▶ **What you should do**
Retype every line from the start of the entries below down to the line with "X0, X1 = -0.5, 2.75", both ends included; skip the pictures.

Records
= = = = =
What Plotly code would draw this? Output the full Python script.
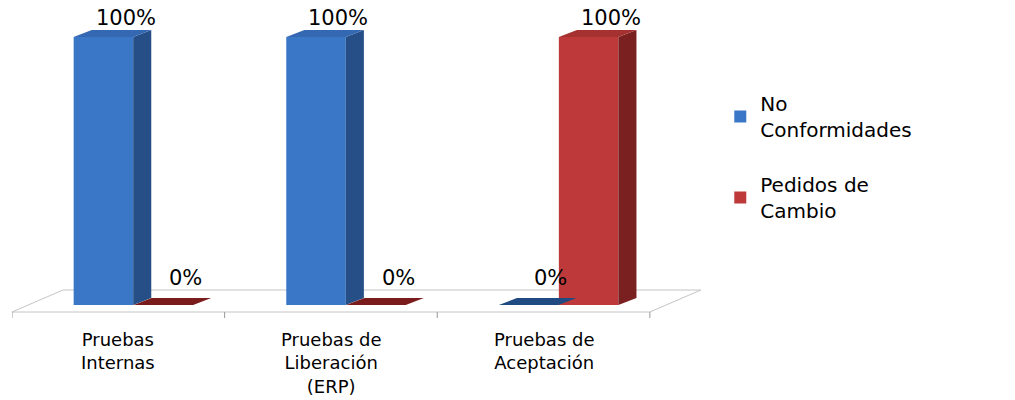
import plotly.graph_objects as go

# ---- data ----
categories = ["Pruebas<br>Internas", "Pruebas de<br>Liberación<br>(ERP)", "Pruebas de<br>Aceptación"]
series_names = ["No<br>Conformidades", "Pedidos de<br>Cambio"]
no_conformidades = [100, 100, 0]
pedidos_cambio = [0, 0, 100]

# ---- styles ----
FONT = "DejaVu Sans"
front_colors = ["#3A77C6", "#BE3A3A"]
side_colors = ["#254F86", "#7A2020"]
top_colors = ["#3468B2", "#A53131"]
flat_colors = ["#1F4A82", "#7A1C1C"]
offsets = [-0.21, 0.072]
bar_w = 0.28
DX, DY = 0.085, 2.6          # pseudo-3D depth in data units
Y0, Y1 = -4.85, 110.07
X0, X1 = -0.5, 2.75

fig = go.Figure()
xs = list(range(len(categories)))
series = [no_conformidades, pedidos_cambio]

for si, vals in enumerate(series):
    # front faces
    fig.add_trace(go.Bar(
        x=xs, y=vals, name=series_names[si], offset=offsets[si], width=bar_w,
        marker=dict(color=front_colors[si], line=dict(width=0)),
        legendgroup=str(si), hoverinfo="skip",
    ))

# side + top faces derived from data
for si, vals in enumerate(series):
    for i, v in enumerate(vals):
        x0 = xs[i] + offsets[si]
        x1 = x0 + bar_w
        if v > 0:
            fig.add_trace(go.Scatter(
                x=[x1, x1 + DX, x1 + DX, x1, x1], y=[0, DY, v + DY, v, 0],
                fill="toself", fillcolor=side_colors[si], mode="lines",
                line=dict(width=0, color=side_colors[si]), showlegend=False, hoverinfo="skip"))
            top_c = top_colors[si]
        else:
            top_c = flat_colors[si]
        fig.add_trace(go.Scatter(
            x=[x0, x0 + DX, x1 + DX, x1, x0], y=[v, v + DY, v + DY, v, v],
            fill="toself", fillcolor=top_c, mode="lines",
            line=dict(width=0, color=top_c), showlegend=False, hoverinfo="skip"))
        # value label
        fig.add_annotation(
            x=x0 + bar_w / 2 + DX + 0.02, y=v + DY, xref="x", yref="y",
            text=f"{v}%", showarrow=False, yanchor="bottom",
            yshift=(-2 if v > 0 else 6),
            font=dict(family=FONT, size=21, color="#000000"))

# floor (pseudo-3D plane) and boundary ticks
floor_front = -2.61
floor_back = 5.6
fdx = 0.24
floor_col = "#C4C4C4"
n = len(categories)
fig.add_shape(type="path", xref="x", yref="y",
              path=f"M {-0.5},{floor_front} L {n - 0.5},{floor_front} L {n - 0.5 + fdx},{floor_back} "
                   f"L {-0.5 + fdx},{floor_back} Z",
              line=dict(color=floor_col, width=1), fillcolor="rgba(0,0,0,0)", layer="below")
for b in range(n + 1):
    fig.add_shape(type="line", xref="x", yref="y", x0=b - 0.5, x1=b - 0.5,
                  y0=floor_front, y1=Y0, line=dict(color="#9A9A9A", width=1))

# category labels
for i, cat in enumerate(categories):
    fig.add_annotation(
        x=xs[i], y=-(327 - 318) / 308, xref="x", yref="paper",
        text=cat, showarrow=False, yanchor="top", xanchor="center", align="center",
        font=dict(family=FONT, size=18, color="#000000"))

fig.update_layout(
    width=1015, height=400,
    margin=dict(l=12, r=312, t=10, b=82),
    paper_bgcolor="white", plot_bgcolor="white",
    barmode="overlay",
    xaxis=dict(range=[X0, X1], visible=False),
    yaxis=dict(range=[Y0, Y1], visible=False),
    showlegend=True,
    legend=dict(x=1.025, y=0.76, xanchor="left", yanchor="top",
                font=dict(family=FONT, size=20, color="#000000"),
                tracegroupgap=26, bgcolor="rgba(0,0,0,0)"),
)

fig.write_html("out.html")
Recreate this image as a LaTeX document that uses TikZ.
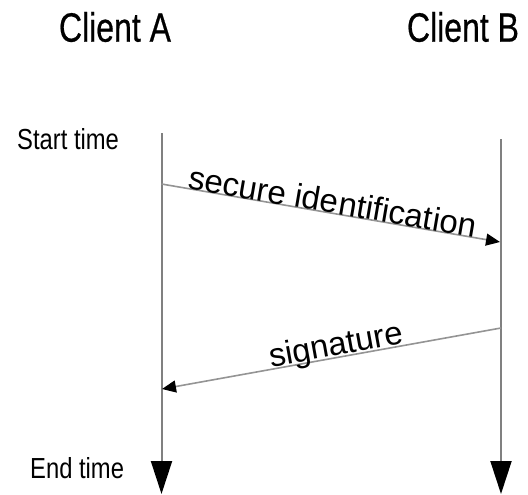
\documentclass[tikz,border=0pt]{standalone}
\usepackage{fontspec}
\setmainfont{Liberation Sans}
\newfontfamily\heavysans{Liberation Sans}[FakeBold=0.6]
\usetikzlibrary{arrows.meta}
\begin{document}
\begin{tikzpicture}[x=1pt,y=-1pt,
  lifeline/.style={draw=black!50, line width=2pt,
    -{Triangle[length=33pt,width=21pt,black]}},
  msg/.style={draw=black!42, line width=1.6pt,
    -{Triangle[length=14pt,width=12pt,black]}},
  title/.style={inner sep=0pt, font=\heavysans\fontsize{41}{41}\selectfont},
  timelabel/.style={inner sep=0pt, anchor=west, font=\fontsize{29}{29}\selectfont},
  msglabel/.style={inner sep=0pt, sloped, anchor=base, font=\fontsize{33}{33}\selectfont}
]
\useasboundingbox (0,0) rectangle (528,495);

% participants
\node[title] (ca) at (115,27) {\scalebox{0.78}[1]{Client A}};
\node[title] (cb) at (463,27) {\scalebox{0.78}[1]{Client B}};

% time labels
\node[timelabel] (start) at (17,139) {\scalebox{0.82}[1]{Start time}};
\node[timelabel] (end) at (30,468) {\scalebox{0.82}[1]{End time}};

% lifelines
\coordinate (Atop) at (161.5,133);
\coordinate (Aend) at (161.5,494);
\coordinate (Btop) at (501,139);
\coordinate (Bend) at (501,494);
\draw[lifeline] (Atop) -- (Aend);
\draw[lifeline] (Btop) -- (Bend);

% messages
\coordinate (m1s) at (161.5,184);
\coordinate (m1e) at (500,242);
\coordinate (m2s) at (501,328);
\coordinate (m2e) at (162,389);
\draw[msg] (m1s) -- node[msglabel, pos=0.5] (l1) {secure identification} (m1e);
\draw[msg] (m2s) -- node[msglabel, pos=0.48, yshift=2pt] (l2) {signature} (m2e);
\end{tikzpicture}
\end{document}
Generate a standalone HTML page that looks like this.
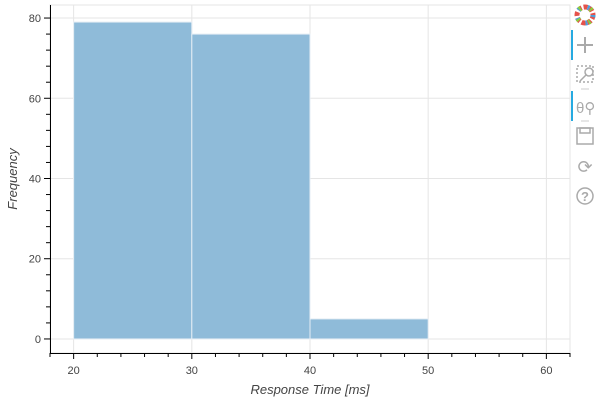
<!DOCTYPE html>
<html><head><meta charset="utf-8"><style>
body{margin:0;background:#fff;width:600px;height:400px;overflow:hidden;font-family:"Liberation Sans",sans-serif}
</style></head><body>
<svg id="chart" width="600" height="400" xmlns="http://www.w3.org/2000/svg">
<g id="gridlayer"></g>
<g id="barlayer"></g>
<g id="axislayer"></g>
<text x="310" y="394" text-anchor="middle" font-size="13" font-style="italic" fill="#444">Response Time [ms]</text>
<text transform="translate(17,179) rotate(-90)" text-anchor="middle" font-size="13" font-style="italic" fill="#444">Frequency</text>
<g>
<line x1="572" y1="30" x2="572" y2="60" stroke="#26aae1" stroke-width="2"/>
<line x1="572" y1="91" x2="572" y2="121" stroke="#26aae1" stroke-width="2"/>
<g transform="translate(585,15)">
<circle r="8" fill="none" stroke="#e5524b" stroke-width="5" stroke-dasharray="4 2"/>
<circle r="8" fill="none" stroke="#4aa1dd" stroke-width="5" stroke-dasharray="2 8"/>
<circle r="8" fill="none" stroke="#8ccf3c" stroke-width="5" stroke-dasharray="2 10" stroke-dashoffset="5"/>
</g>
<g stroke="#aaa" stroke-width="2" fill="none"><line x1="577" y1="45" x2="593" y2="45"/><line x1="585" y1="37" x2="585" y2="53"/></g>
<g stroke="#aaa" fill="none" stroke-width="1.5"><rect x="577" y="66" width="16" height="16" stroke-dasharray="2 2"/><circle cx="589" cy="72" r="4"/><line x1="586" y1="75" x2="580" y2="81"/></g>
<line x1="581" y1="89" x2="589" y2="89" stroke="#ccc"/>
<text x="576" y="113" font-size="15" fill="#aaa">θ⚲</text>
<line x1="581" y1="121" x2="589" y2="121" stroke="#ccc"/>
<g stroke="#aaa" fill="none" stroke-width="1.5"><rect x="577" y="128" width="16" height="16"/><rect x="580" y="128" width="10" height="5"/></g>
<text x="585" y="173" font-size="18" fill="#aaa" text-anchor="middle">⟳</text>
<g><circle cx="585" cy="196" r="8" fill="none" stroke="#aaa" stroke-width="1.5"/><text x="585" y="201" font-size="13" fill="#aaa" text-anchor="middle" font-weight="bold">?</text></g>
</g>
</svg>
<script>
var binEdges=[20,30,40,50];
var counts=[79,76,5];
var xTicks=[20,30,40,50,60];
var yTicks=[0,20,40,60,80];
var PL=50,PR=570,PT=5,PB=353,xmin=18,xmax=62,ymin=-3.5,ymax=83.25;
function sx(v){return PL+(v-xmin)/(xmax-xmin)*(PR-PL);}
function sy(v){return PB-(v-ymin)/(ymax-ymin)*(PB-PT);}
var SVGNS="http://www.w3.org/2000/svg";
function mk(tag,attrs,parent){var e=document.createElementNS(SVGNS,tag);Object.keys(attrs).forEach(function(k){e.setAttribute(k,String(attrs[k]));});parent.appendChild(e);return e;}
var gGrid=document.getElementById('gridlayer'),gBars=document.getElementById('barlayer'),gAxes=document.getElementById('axislayer');
mk('rect',{x:PL,y:PT,width:PR-PL,height:PB-PT,fill:'none',stroke:'#e5e5e5'},gGrid);
for(var i=0;i<xTicks.length;i++){var gl=mk('line',{x1:sx(xTicks[i]),x2:sx(xTicks[i]),y1:PT,y2:PB,stroke:'#e5e5e5'},gGrid);

}
for(var i=0;i<yTicks.length;i++){var gl2=mk('line',{x1:PL,x2:PR,y1:sy(yTicks[i]),y2:sy(yTicks[i]),stroke:'#e5e5e5'},gGrid);

}
for(var i=0;i<counts.length;i++){
var x0=sx(binEdges[i]),x1=sx(binEdges[i+1]),y0=sy(counts[i]),yb=sy(0);
var bar=mk('rect',{x:x0,y:y0,width:x1-x0,height:yb-y0,fill:'#8fbbd9',stroke:'#e6eef5'},gBars);

}
mk('line',{x1:PL,x2:PR,y1:PB+0.5,y2:PB+0.5,stroke:'#000'},gAxes);
mk('line',{x1:PL+0.5,x2:PL+0.5,y1:PT,y2:PB,stroke:'#000'},gAxes);
for(var v=18;v<=62;v+=2){mk('line',{x1:sx(v),x2:sx(v),y1:PB,y2:PB+(v%10==0?6:4),stroke:'#000'},gAxes);}
for(var v=0;v<=83;v+=4){mk('line',{x1:PL,x2:PL-(v%20==0?6:4),y1:sy(v),y2:sy(v),stroke:'#000'},gAxes);}
for(var i=0;i<xTicks.length;i++){var tx=mk('text',{x:sx(xTicks[i]),y:PB+21,'text-anchor':'middle','font-size':11,fill:'#444'},gAxes);tx.textContent=String(xTicks[i]);

}
for(var i=0;i<yTicks.length;i++){var ty=mk('text',{x:PL-9,y:sy(yTicks[i])+4,'text-anchor':'end','font-size':11,fill:'#444'},gAxes);ty.textContent=String(yTicks[i]);

}
</script>
</body></html>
= = = = =
▶ **Result of the exercise**
What Plotly code would draw this? Output the full Python script.
import plotly.graph_objects as go

# ---- data ----
categories = ["Pruebas<br>Internas", "Pruebas de<br>Liberación<br>(ERP)", "Pruebas de<br>Aceptación"]
series_names = ["No<br>Conformidades", "Pedidos de<br>Cambio"]
no_conformidades = [100, 100, 0]
pedidos_cambio = [0, 0, 100]

# ---- styles ----
FONT = "DejaVu Sans"
front_colors = ["#3A77C6", "#BE3A3A"]
side_colors = ["#254F86", "#7A2020"]
top_colors = ["#3468B2", "#A53131"]
flat_colors = ["#1F4A82", "#7A1C1C"]
offsets = [-0.21, 0.072]
bar_w = 0.28
DX, DY = 0.085, 2.6          # pseudo-3D depth in data units
Y0, Y1 = -4.85, 110.07
X0, X1 = -0.5, 2.75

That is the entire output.